Exercise 2.13: Inverse Burrows-Wheeler Transformation

From LNTwww

BWT result to be analyzed

The  "Burrows–Wheeler Transformation" – abbreviated  BWT  – causes a blockwise sorting of the characters of a text with the aim of preparing the text for efficient data compression with the help of run-length coding or entropy coding.

  • First, an  N×N matrix is generated from a block of length  N,  with each row of this first matrix resulting from the preceding row by cyclic left shift.
  • Then the matrix is sorted lexicographically  (without special characters:   alphabetically) .  The result of the BWT is the last row of the new BWT matrix, the so-called  L column  (from "Last").
  • Further, this task refers to the  F column  (from "First", first row of the BWT matrix), which is needed for the inverse Burrows–Wheeler Transformation   ⇒   reconstruction of the original text from the L column.
  • For the inverse BWT, the so-called  "primary index"  I  is also required.  This indicates the row of the BWT matrix in which the algorithm must be started.


The graphic shows the result of a BWT, more precisely its L column.  The original text is to be reconstructed from this according to the description in the theory section  Burrows–Wheeler Transformation,

  • in subtask  (2)  with the primary index  I=7,
  • in subtask  (3)    I=0  is to be assumed.




Hints:


Questions

1

What is the  F column associated with the given  L column ?

SEINMEINDEIN,
NIIINEEEDSMN,
DEEEIIIMNNNS.

2

What is the result of the reconstruction with primary index  I=7_?

MEINDEINSEIN,
DEINSEINMEIN,
NIESNIEDNIEM.

3

What happens if the reconstruction  (inverse BWT transformation)  starts from the wrong primary index  I=0 ?

MEINDEINSEIN,
DEINSEINMEIN,
NIESNIEDNIEM.

4

Why is the Burrows–Wheeler transformation better suited than the original with regard to a later data compression?

It results in more favourable character frequencies.
All characters are sorted lexicographically.
Identical characters follow each other more often in the BWT.


Solution

(1)  The solution suggestion 3 is correct:

  • The first column of the BWT matrix is also called the  "F column"  and the last column the  "L column"  (from  "First"  or  "Last").
  • Only the  "L column" is passed on to the next coding level.
  • The  "F column", which is also needed for the reverse transformation, results from the  "L column"  by lexicographically sorting.


Inverse BWT with  I=7  (left) or  I=0  (right)

(2)  The solution suggestion 1 is correct:   MEINDEINSEIN, as can be seen from the left-hand representation of the following diagram.
Note that the top line represents the line number  I=0  in each case.

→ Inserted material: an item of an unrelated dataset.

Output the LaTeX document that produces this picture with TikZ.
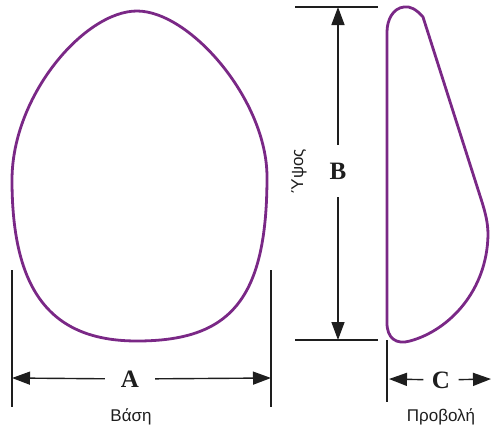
\documentclass[tikz,border=0pt]{standalone}
\usepackage{fontspec}
\setmainfont{Liberation Serif}
\setsansfont{Liberation Sans}
\usetikzlibrary{arrows.meta}
\definecolor{implant}{RGB}{122,40,134}
\definecolor{dimline}{RGB}{30,30,30}
\begin{document}
\begin{tikzpicture}[x=1pt,y=-1pt,
  outline/.style={draw=implant,line width=2.8pt,line join=round},
  extline/.style={draw=dimline,line width=1.4pt},
  dimarrow/.style={draw=dimline,line width=1.4pt,-{Triangle[length=18pt,width=13pt]}},
  letter/.style={font=\fontsize{25}{25}\selectfont\bfseries,text=dimline,inner sep=0pt},
  caption/.style={font=\sffamily\fontsize{17}{17}\selectfont,text=dimline,inner sep=0pt}]
\useasboundingbox (0,0) rectangle (491,429);

% front view (base)
\draw[outline] (137,11)
  .. controls (190,11) and (267,100) .. (267,177)
  .. controls (267,300) and (230,341) .. (137,341)
  .. controls (50,341) and (12,290) .. (12,180)
  .. controls (12,95) and (85,11) .. (137,11) -- cycle;

% side view (projection)
\draw[outline] (387,32) -- (387,323)
  .. controls (387,338) and (396,345) .. (410,341)
  .. controls (450,330) and (487,290) .. (488,235)
  .. controls (488,222) and (485,212) .. (482,202)
  -- (423,17)
  .. controls (416,9) and (410,6) .. (404,7)
  .. controls (393,8) and (387,20) .. (387,32);

% width A
\coordinate (aTopL) at (12,270);  \coordinate (aBotL) at (12,407);
\coordinate (aTopR) at (271,270); \coordinate (aBotR) at (271,407);
\draw[extline] (aTopL) -- (aBotL);
\draw[extline] (aTopR) -- (aBotR);
\coordinate (aL) at (12,378); \coordinate (aR) at (271,378);
\node[letter,minimum width=50pt] (A) at (130,379) {A};
\draw[dimarrow] (A) -- (aL);
\draw[dimarrow] (A) -- (aR);
\node[caption] (base) at (131,417) {Βάση};

% height B
\coordinate (bTopL) at (295,7);   \coordinate (bTopR) at (378,7);
\coordinate (bBotL) at (295,340); \coordinate (bBotR) at (378,340);
\draw[extline] (bTopL) -- (bTopR);
\draw[extline] (bBotL) -- (bBotR);
\coordinate (bT) at (338,7); \coordinate (bB) at (338,340);
\node[letter,minimum height=52pt] (B) at (338,171) {B};
\draw[dimarrow] (B) -- (bT);
\draw[dimarrow] (B) -- (bB);
\node[caption] (height) at (299,171) {\rotatebox{90}{Ύψος}};

% projection C
\coordinate (cTop) at (387,340); \coordinate (cBot) at (387,402);
\draw[extline] (cTop) -- (cBot);
\coordinate (cL) at (389,379); \coordinate (cR) at (491,379);
\node[letter,minimum width=35pt] (C) at (441,380) {C};
\draw[dimarrow] (C) -- (cL);
\draw[dimarrow] (C) -- (cR);
\node[caption] (proj) at (441,417) {Προβολή};
\end{tikzpicture}
\end{document}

For explanation:

  • Start the decoding with the line  I=7  of the  "F column". 
    The content is  M.
  • Search for the corresponding  M  in the  "L column"  and find it in line number  "1".
  • From line 1 of the  "L column"  one goes horizontally to the  "F column"  and finds the symbol  E.
  • Similarly, one finds the third output symbol  I  in line 4 of the  "F column".
  • The decoding algorithm ends with the output symbol  N  in the third last row.


(3)  Correct is the proposed solution 2:   DEINSEINMEIN, as shown in the graph on the right.

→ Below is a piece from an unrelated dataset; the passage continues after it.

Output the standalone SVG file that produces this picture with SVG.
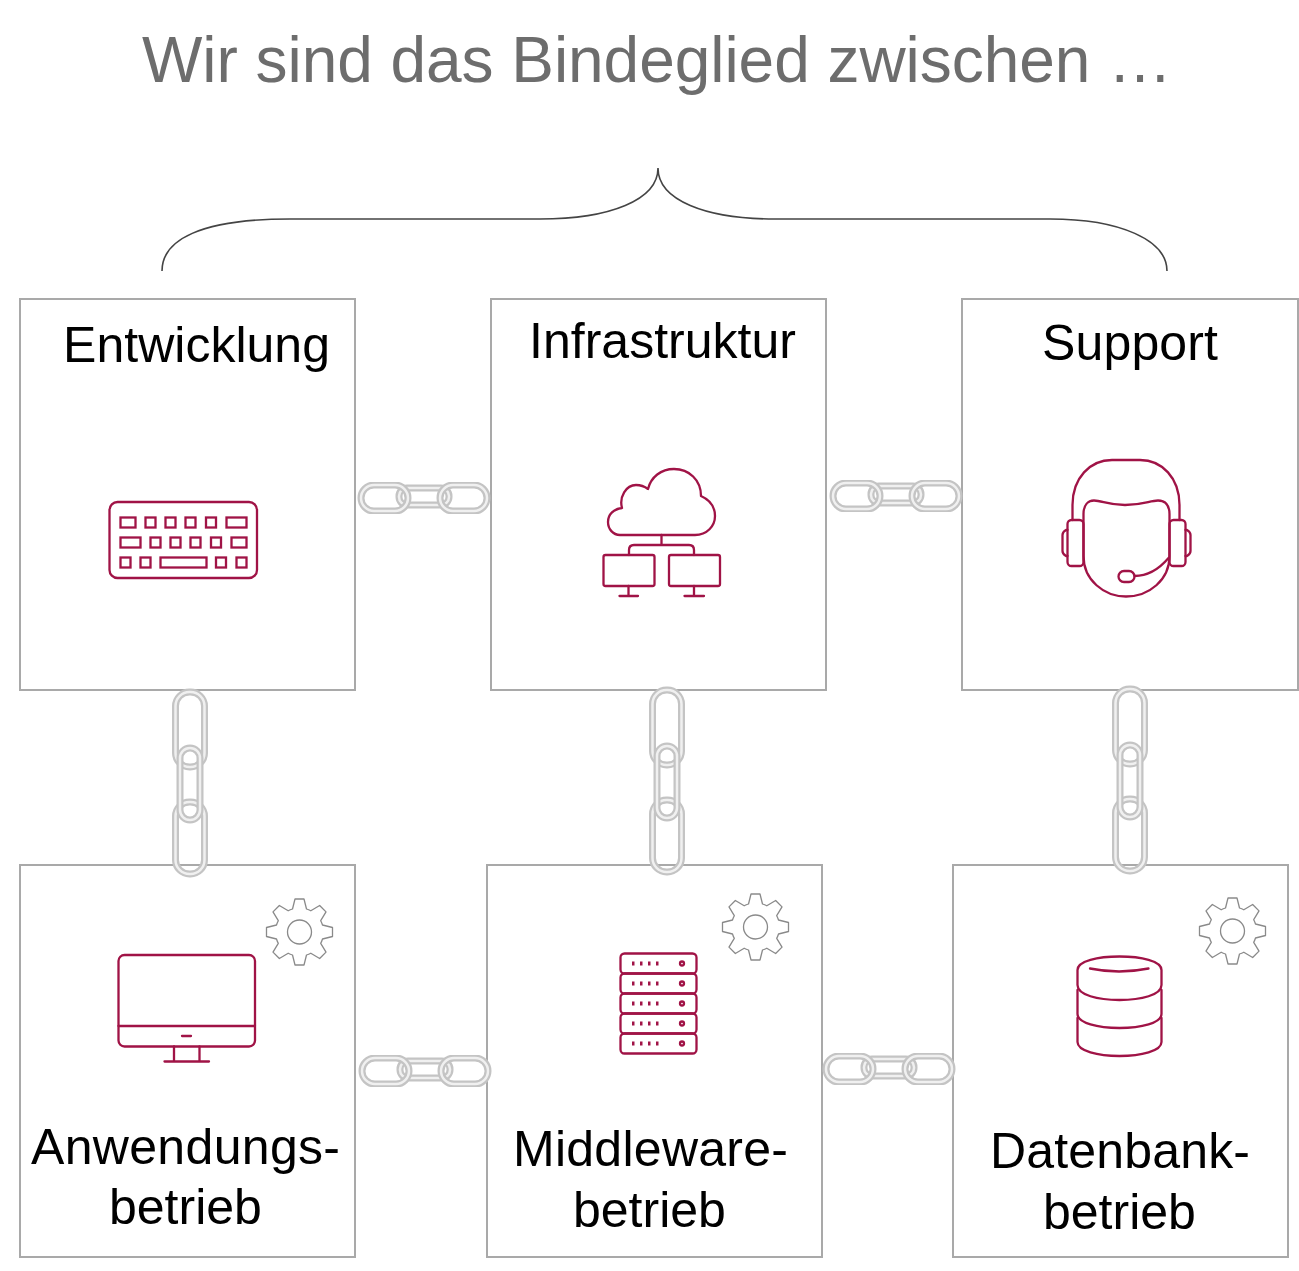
<svg xmlns="http://www.w3.org/2000/svg" width="1299" height="1271" viewBox="0 0 1299 1271">
<style>
text{font-family:"Liberation Sans",Arial,sans-serif;font-size:50px;fill:#000}
.title{font-size:64px;fill:#6d6d6d}
.box{fill:#fff;stroke:#a9a9a9;stroke-width:2}
.ic{fill:none;stroke:#a01346;stroke-width:2.3;stroke-linejoin:round;stroke-linecap:round}
.kk{fill:none;stroke:#a01346;stroke-width:2.3}
.dot{fill:#a01346;stroke:none}
.gear{fill:none;stroke:#8a8a8a;stroke-width:1.3;stroke-linejoin:round}
.brace{fill:none;stroke:#444;stroke-width:1.6}
.o{fill:none;stroke:#c4c4c4;stroke-width:7}
.i{fill:none;stroke:#f0f0f0;stroke-width:2.5}
</style>
<defs>
<filter id="soft" x="-10%" y="-10%" width="120%" height="120%"><feGaussianBlur stdDeviation="0.6"/></filter>
<g id="gear">
<path class="gear" d="M-7,-23 L-4.5,-33 H4.5 L7,-23 A24,24 0 0 1 11.31,-21.21 L20.15,-26.51 L26.51,-20.15 L21.21,-11.31 A24,24 0 0 1 23,-7 L33,-4.5 V4.5 L23,7 A24,24 0 0 1 21.21,11.31 L26.51,20.15 L20.15,26.51 L11.31,21.21 A24,24 0 0 1 7,23 L4.5,33 H-4.5 L-7,23 A24,24 0 0 1 -11.31,21.21 L-20.15,26.51 L-26.51,20.15 L-21.21,11.31 A24,24 0 0 1 -23,7 L-33,4.5 V-4.5 L-23,-7 A24,24 0 0 1 -21.21,-11.31 L-26.51,-20.15 L-20.15,-26.51 L-11.31,-21.21 A24,24 0 0 1 -7,-23 Z"/>
<circle class="gear" r="12"/>
</g>
<rect id="hl" x="-63" y="-12" width="47" height="26" rx="13"/>
<rect id="hr" x="16" y="-12" width="47" height="26" rx="13"/>
<rect id="hm" x="-25" y="-9" width="50" height="17" rx="8"/>
<rect id="vt" x="-14.500" y="-91" width="29" height="75" rx="14"/>
<rect id="vb" x="-14.500" y="19" width="29" height="72" rx="14"/>
<rect id="vm" x="-10" y="-35" width="20" height="72" rx="10"/>
<g id="chainH" filter="url(#soft)">
<use href="#hm" class="o"/><use href="#hm" class="i"/>
<use href="#hl" class="o"/><use href="#hl" class="i"/>
<use href="#hr" class="o"/><use href="#hr" class="i"/>
</g>
<g id="chainV" filter="url(#soft)">
<use href="#vt" class="o"/><use href="#vt" class="i"/>
<use href="#vb" class="o"/><use href="#vb" class="i"/>
<use href="#vm" class="o"/><use href="#vm" class="i"/>
</g>
</defs>
<text id="title" class="title" x="142" y="82" textLength="1030">Wir sind das Bindeglied zwischen …</text>
<g id="entwicklung">
<rect class="box" x="20" y="299" width="335" height="391"/>
<text x="63" y="362" textLength="267">Entwicklung</text>
<g class="kk">
<rect class="ic" x="109.500" y="502" width="147.500" height="76" rx="8"/>
<rect x="120.500" y="517.500" width="15" height="10"/><rect x="145.500" y="517.500" width="10" height="10"/><rect x="165.500" y="517.500" width="10" height="10"/><rect x="185.500" y="517.500" width="10" height="10"/><rect x="206" y="517.500" width="10" height="10"/><rect x="226.500" y="517.500" width="20" height="10"/>
<rect x="120.500" y="537.500" width="20" height="10"/><rect x="150.500" y="537.500" width="10" height="10"/><rect x="170.500" y="537.500" width="10" height="10"/><rect x="190.500" y="537.500" width="10" height="10"/><rect x="211" y="537.500" width="10" height="10"/><rect x="231.500" y="537.500" width="15" height="10"/>
<rect x="120.500" y="557.500" width="10" height="10"/><rect x="140.500" y="557.500" width="10" height="10"/><rect x="160.500" y="557.500" width="46" height="10"/><rect x="216" y="557.500" width="10" height="10"/><rect x="236.500" y="557.500" width="10" height="10"/>
</g>
</g>
<g id="infrastruktur">
<rect class="box" x="491" y="299" width="335" height="391"/>
<text x="529" y="358" textLength="267">Infrastruktur</text>
<g class="ic">
<path d="M620,535 H695 C707,535 715,526 715,516 C715,507 710,500 701,496 C701,480 689,469 674,469 C661,469 651,477 648,489 C644,486 640,485 636,485 C626,485 619,497 622,508 C614,509 608,514 608,522 C608,529 613,535 620,535 Z"/>
<path d="M661.500,535 V545 M629,555 V550 Q629,545 634,545 H689 Q694,545 694,550 V555"/>
<rect x="603.500" y="555" width="51" height="31" rx="2"/><rect x="669" y="555" width="51" height="31" rx="2"/>
<path d="M628.500,586 V596 M619.500,596 H638 M694,586 V596 M684.500,596 H704"/>
</g>
</g>
<g id="support">
<rect class="box" x="962" y="299" width="336" height="391"/>
<text x="1042" y="360" textLength="176">Support</text>
<g class="ic">
<path d="M1072.500,520 V505 C1072.500,478 1090,460 1112,460 H1140 C1162,460 1179.500,478 1179.500,505 V520"/>
<path d="M1083.500,556 V514 C1083.500,505 1088,500.500 1094,500.500 C1102,500.500 1108,505 1125,505 C1143,505 1150,500.500 1158,500.500 C1165,500.500 1169.500,505 1169.500,514 V556 C1169.500,580 1149,596.500 1126,596.500 C1104,596.500 1083.500,580 1083.500,556 Z"/>
<rect x="1067.500" y="520" width="16" height="46" rx="4"/><rect x="1169.500" y="520" width="16" height="46" rx="4"/>
<path d="M1067.500,530 H1066 Q1062.500,532 1062.500,535 V551 Q1062.500,554 1066,556 H1067.500 M1185.500,530 H1187 Q1190.500,532 1190.500,535 V551 Q1190.500,554 1187,556 H1185.500"/>
<rect x="1118.500" y="571" width="16" height="11" rx="5.500"/>
<path d="M1134.500,576 C1148,576 1160,568 1168.500,558"/>
</g>
</g>
<g id="anwendungsbetrieb">
<rect class="box" x="20" y="865" width="335" height="392"/>
<text x="31" y="1164" textLength="309">Anwendungs-</text>
<text x="109" y="1224">betrieb</text>
<use href="#gear" x="299.500" y="932"/>
<g class="ic">
<rect x="118.500" y="955" width="136.500" height="91.500" rx="6"/>
<path d="M118.500,1026 H255 M182,1036 H191 M174,1046.500 V1061.500 M199.500,1046.500 V1061.500 M164.500,1061.500 H209"/>
</g>
</g>
<g id="middlewarebetrieb">
<rect class="box" x="487" y="865" width="335" height="392"/>
<text x="513" y="1166" textLength="275">Middleware-</text>
<text x="573" y="1227">betrieb</text>
<use href="#gear" x="755.500" y="927"/>
<g class="ic">
<rect x="620.500" y="953.500" width="76" height="20" rx="4"/><rect x="620.500" y="973.500" width="76" height="20" rx="4"/><rect x="620.500" y="993.500" width="76" height="20" rx="4"/><rect x="620.500" y="1013.500" width="76" height="20" rx="4"/><rect x="620.500" y="1033.500" width="76" height="20" rx="4"/>
<circle cx="682" cy="963.500" r="2"/><circle cx="682" cy="983.500" r="2"/><circle cx="682" cy="1003.500" r="2"/><circle cx="682" cy="1023.500" r="2"/><circle cx="682" cy="1043.500" r="2"/>
</g>
<g class="dot">
<rect x="632" y="961.500" width="2.500" height="4"/><rect x="640" y="961.500" width="2.500" height="4"/><rect x="648" y="961.500" width="2.500" height="4"/><rect x="656" y="961.500" width="2.500" height="4"/>
<rect x="632" y="981.500" width="2.500" height="4"/><rect x="640" y="981.500" width="2.500" height="4"/><rect x="648" y="981.500" width="2.500" height="4"/><rect x="656" y="981.500" width="2.500" height="4"/>
<rect x="632" y="1001.500" width="2.500" height="4"/><rect x="640" y="1001.500" width="2.500" height="4"/><rect x="648" y="1001.500" width="2.500" height="4"/><rect x="656" y="1001.500" width="2.500" height="4"/>
<rect x="632" y="1021.500" width="2.500" height="4"/><rect x="640" y="1021.500" width="2.500" height="4"/><rect x="648" y="1021.500" width="2.500" height="4"/><rect x="656" y="1021.500" width="2.500" height="4"/>
<rect x="632" y="1041.500" width="2.500" height="4"/><rect x="640" y="1041.500" width="2.500" height="4"/><rect x="648" y="1041.500" width="2.500" height="4"/><rect x="656" y="1041.500" width="2.500" height="4"/>
</g>
</g>
<g id="datenbankbetrieb">
<rect class="box" x="953" y="865" width="335" height="392"/>
<text x="990" y="1168" textLength="260">Datenbank-</text>
<text x="1043" y="1229">betrieb</text>
<use href="#gear" x="1232.500" y="931"/>
<g class="ic">
<path d="M1077.500,970 C1077.500,961 1098,956.500 1119.500,956.500 C1141,956.500 1161.500,961 1161.500,970 V985 C1161.500,995 1141,1000 1119.500,1000 C1098,1000 1077.500,995 1077.500,985 Z"/>
<path d="M1077.500,990 V1014 C1077.500,1023 1098,1028 1119.500,1028 C1141,1028 1161.500,1023 1161.500,1014 V990"/>
<path d="M1077.500,1018 V1042 C1077.500,1051 1098,1056 1119.500,1056 C1141,1056 1161.500,1051 1161.500,1042 V1018"/>
<path d="M1090,968.500 Q1119,974.500 1148.500,968.500"/>
</g>
</g>
<g id="connectors">
<path id="brace" class="brace" d="M162,271 C162,240 200,219 290,219 H540 C610,219 658,200 658,168 C658,200 705,219 775,219 H1050 C1120,219 1167,240 1167,271"/>
<use href="#chainH" x="424" y="497"/>
<use href="#chainH" x="896" y="495"/>
<use href="#chainH" x="425" y="1070"/>
<use href="#chainH" x="889" y="1068"/>
<use href="#chainV" x="190" y="783"/>
<use href="#chainV" x="667" y="781"/>
<use href="#chainV" x="1130" y="780"/>
</g>
</svg>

(4)  Correct is the suggested solution 3:

  • In BWT, four characters here are equal to their predecessors, in the original none.
  • In the  "F column",  even more characters would be the same as their respective predecessors  (6 in total)  due to the lexicographical sorting, but this sorting cannot be reversed without loss.
  • Solution suggestion 1 is wrong too:  
    The original and BWT contain exactly the same characters  (three times  E,  three times  I,  three times  N and one each of  DM  and  S).